A. V. Peters House | |
Location: | 1611 Lincoln St, Eugene, Oregon |
Coordinates: | 44.0422°N -123.0956°W |
Built: | 1869 |
Architect: | Henry W. Cleaveland, et al. |
Architecture: | Gothic Revival, Rural Gothic |
Added: | October 25, 1990 |
Refnum: | 90001597[1] |
The A. V. Peters House aka the Peters-Liston-Wintermeier House, located in Eugene, Oregon, United States, is a house listed on the National Register of Historic Places.[1] The house was built circa 1870 for merchant Andrew Vincent Peters and his wife Mary Elizabeth "Lizzy" (Shaw) Peters on the southeast corner of 10th and Pearl streets (661 Pearl Street was the original address), and moved to its current location[2] [3] in 1912. A -story 1890s carriage house was also moved onto the property at about the same time.
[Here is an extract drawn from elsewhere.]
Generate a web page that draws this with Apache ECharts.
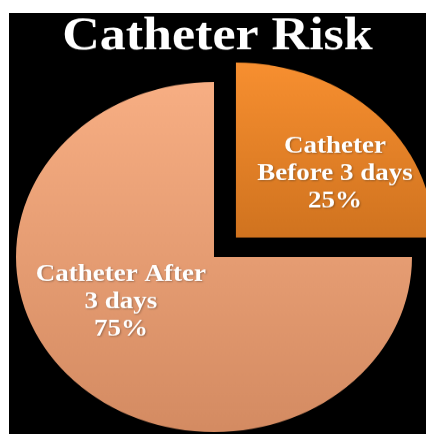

Considered one of Oregon's finest examples of the Rural Gothic Style, the house was built using a design from a pattern book by Henry W. Cleaveland[2] published in 1856. Another pattern book, Woodward's National Architect, published in 1869, was also used as a reference for some of the decorative elements of the house. The house features board and batten siding, scrollwork balcony detailing, and bracketed eaves supporting the steeply pitched roof.[2]
The house was nominated for National Register of Historic Places listing by its owner in March 1980, and it was listed on the Register in October of that year.[4]